# [Written task]
Each line from the start of the entries through the line that contains "import plotly.graph_objects as go" should be output exactly, please.

# [Figure scripts]
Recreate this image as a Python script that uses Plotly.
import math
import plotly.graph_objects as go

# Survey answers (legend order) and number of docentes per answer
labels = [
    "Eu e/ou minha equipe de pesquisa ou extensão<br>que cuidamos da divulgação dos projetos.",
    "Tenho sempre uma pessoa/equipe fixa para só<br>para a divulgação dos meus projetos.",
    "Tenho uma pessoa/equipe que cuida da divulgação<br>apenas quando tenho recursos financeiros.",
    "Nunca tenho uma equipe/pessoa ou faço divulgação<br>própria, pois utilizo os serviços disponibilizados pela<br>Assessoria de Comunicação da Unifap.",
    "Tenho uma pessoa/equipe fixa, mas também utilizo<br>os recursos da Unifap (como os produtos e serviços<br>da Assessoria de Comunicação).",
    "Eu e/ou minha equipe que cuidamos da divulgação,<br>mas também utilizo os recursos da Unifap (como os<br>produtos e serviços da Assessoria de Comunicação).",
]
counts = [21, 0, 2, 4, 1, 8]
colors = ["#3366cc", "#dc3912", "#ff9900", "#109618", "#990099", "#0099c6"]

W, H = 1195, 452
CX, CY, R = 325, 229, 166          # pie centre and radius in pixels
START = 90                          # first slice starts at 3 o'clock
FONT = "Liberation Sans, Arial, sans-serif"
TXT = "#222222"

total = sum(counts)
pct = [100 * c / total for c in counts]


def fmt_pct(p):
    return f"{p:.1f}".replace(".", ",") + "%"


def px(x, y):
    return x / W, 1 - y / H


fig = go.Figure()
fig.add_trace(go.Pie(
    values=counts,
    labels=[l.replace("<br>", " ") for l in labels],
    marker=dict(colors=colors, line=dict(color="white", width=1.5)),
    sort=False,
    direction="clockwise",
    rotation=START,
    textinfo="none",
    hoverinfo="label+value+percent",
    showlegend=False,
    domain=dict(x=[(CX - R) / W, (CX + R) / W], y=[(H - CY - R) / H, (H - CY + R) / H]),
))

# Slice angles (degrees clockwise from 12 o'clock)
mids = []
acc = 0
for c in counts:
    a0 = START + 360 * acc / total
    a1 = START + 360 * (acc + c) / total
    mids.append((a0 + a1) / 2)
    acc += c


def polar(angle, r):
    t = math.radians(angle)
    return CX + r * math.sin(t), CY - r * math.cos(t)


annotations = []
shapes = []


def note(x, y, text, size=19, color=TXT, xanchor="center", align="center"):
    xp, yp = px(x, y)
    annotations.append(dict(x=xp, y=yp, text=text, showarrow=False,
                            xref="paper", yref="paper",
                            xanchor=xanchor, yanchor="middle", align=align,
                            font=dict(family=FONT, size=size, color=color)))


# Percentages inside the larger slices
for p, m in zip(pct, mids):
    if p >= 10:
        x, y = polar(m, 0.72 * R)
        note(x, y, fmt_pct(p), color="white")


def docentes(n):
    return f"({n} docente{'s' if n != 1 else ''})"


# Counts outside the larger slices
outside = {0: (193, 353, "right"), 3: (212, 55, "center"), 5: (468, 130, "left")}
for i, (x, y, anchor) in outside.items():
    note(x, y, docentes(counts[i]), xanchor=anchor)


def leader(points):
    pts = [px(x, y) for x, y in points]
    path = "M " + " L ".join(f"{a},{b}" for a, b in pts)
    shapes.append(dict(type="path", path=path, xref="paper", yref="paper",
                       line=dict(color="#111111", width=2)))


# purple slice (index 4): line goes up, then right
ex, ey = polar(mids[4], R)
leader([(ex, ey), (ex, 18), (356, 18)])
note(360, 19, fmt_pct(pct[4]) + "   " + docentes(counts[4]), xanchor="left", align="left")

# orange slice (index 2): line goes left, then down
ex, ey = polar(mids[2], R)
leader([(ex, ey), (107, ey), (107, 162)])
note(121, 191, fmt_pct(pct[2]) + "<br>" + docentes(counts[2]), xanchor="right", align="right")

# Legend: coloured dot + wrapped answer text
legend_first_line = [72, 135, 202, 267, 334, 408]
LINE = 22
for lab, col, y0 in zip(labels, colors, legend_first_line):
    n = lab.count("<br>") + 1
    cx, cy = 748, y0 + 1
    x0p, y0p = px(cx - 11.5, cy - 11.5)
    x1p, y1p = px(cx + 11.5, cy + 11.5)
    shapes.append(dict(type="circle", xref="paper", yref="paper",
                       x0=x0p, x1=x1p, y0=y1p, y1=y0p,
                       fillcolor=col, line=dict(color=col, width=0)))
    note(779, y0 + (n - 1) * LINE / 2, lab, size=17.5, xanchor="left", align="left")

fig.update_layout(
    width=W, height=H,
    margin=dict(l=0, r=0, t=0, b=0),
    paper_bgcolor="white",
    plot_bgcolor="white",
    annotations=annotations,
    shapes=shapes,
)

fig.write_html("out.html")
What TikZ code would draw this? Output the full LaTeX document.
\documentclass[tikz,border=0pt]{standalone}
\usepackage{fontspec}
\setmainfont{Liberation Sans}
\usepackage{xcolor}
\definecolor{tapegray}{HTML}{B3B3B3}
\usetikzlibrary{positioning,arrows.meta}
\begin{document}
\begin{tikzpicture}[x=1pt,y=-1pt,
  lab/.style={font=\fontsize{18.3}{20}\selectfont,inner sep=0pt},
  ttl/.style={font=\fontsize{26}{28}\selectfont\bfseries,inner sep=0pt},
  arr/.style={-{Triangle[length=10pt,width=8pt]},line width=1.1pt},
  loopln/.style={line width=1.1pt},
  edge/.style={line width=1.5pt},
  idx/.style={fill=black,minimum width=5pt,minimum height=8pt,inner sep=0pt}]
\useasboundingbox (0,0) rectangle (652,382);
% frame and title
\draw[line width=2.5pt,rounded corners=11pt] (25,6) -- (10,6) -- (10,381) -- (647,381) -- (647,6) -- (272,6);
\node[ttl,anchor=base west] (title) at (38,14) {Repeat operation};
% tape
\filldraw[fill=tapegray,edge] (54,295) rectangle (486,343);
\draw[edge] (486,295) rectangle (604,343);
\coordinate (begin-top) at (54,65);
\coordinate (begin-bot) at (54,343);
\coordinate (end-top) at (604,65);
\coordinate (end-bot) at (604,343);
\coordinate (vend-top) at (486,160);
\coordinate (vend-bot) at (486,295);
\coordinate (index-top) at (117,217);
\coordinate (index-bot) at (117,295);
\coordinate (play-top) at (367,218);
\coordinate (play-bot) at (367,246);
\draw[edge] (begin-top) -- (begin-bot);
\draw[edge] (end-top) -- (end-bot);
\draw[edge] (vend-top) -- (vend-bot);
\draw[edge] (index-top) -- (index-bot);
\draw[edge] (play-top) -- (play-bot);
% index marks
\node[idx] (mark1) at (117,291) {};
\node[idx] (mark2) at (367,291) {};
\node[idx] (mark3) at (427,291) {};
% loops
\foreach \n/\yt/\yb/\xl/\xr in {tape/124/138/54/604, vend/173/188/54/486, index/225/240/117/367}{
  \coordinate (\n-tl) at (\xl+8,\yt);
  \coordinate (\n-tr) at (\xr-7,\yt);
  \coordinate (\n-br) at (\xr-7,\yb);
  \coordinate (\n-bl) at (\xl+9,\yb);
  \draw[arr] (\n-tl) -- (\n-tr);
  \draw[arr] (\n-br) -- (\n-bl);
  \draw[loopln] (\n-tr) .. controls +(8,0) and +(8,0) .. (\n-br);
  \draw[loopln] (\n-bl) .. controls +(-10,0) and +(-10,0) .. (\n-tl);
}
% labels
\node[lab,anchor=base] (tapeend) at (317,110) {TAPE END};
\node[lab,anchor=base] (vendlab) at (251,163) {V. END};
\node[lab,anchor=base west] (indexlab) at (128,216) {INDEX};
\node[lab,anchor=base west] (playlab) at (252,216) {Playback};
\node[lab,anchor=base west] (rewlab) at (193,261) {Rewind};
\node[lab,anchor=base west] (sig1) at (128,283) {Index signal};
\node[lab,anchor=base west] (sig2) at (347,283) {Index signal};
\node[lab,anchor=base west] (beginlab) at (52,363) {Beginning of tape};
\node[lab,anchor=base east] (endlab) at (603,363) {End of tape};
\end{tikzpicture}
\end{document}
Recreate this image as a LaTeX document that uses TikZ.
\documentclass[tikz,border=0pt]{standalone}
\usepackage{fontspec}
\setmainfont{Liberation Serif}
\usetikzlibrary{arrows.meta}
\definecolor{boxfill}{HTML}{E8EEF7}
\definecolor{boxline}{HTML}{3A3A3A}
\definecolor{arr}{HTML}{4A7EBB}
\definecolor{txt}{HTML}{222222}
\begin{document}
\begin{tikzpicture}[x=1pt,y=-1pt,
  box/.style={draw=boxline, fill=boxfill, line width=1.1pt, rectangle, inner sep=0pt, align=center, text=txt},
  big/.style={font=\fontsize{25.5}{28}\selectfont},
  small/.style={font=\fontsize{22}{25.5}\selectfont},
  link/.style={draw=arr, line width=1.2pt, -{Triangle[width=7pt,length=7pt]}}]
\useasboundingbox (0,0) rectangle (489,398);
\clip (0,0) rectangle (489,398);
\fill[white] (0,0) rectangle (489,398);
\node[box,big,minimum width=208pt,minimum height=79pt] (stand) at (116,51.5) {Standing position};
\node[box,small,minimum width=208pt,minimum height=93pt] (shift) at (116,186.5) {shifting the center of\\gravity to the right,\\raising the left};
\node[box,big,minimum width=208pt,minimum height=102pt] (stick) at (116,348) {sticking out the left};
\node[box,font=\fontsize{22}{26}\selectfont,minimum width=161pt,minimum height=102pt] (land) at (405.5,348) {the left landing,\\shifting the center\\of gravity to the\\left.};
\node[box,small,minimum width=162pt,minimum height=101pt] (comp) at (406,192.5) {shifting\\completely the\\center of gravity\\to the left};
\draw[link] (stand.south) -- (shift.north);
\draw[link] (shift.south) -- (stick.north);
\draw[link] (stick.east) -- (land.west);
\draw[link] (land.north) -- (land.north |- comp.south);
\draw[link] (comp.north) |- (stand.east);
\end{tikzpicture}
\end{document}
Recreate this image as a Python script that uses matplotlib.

# [Exercise answer]
Recreate this image as a Python script that uses Plotly.
import math
import plotly.graph_objects as go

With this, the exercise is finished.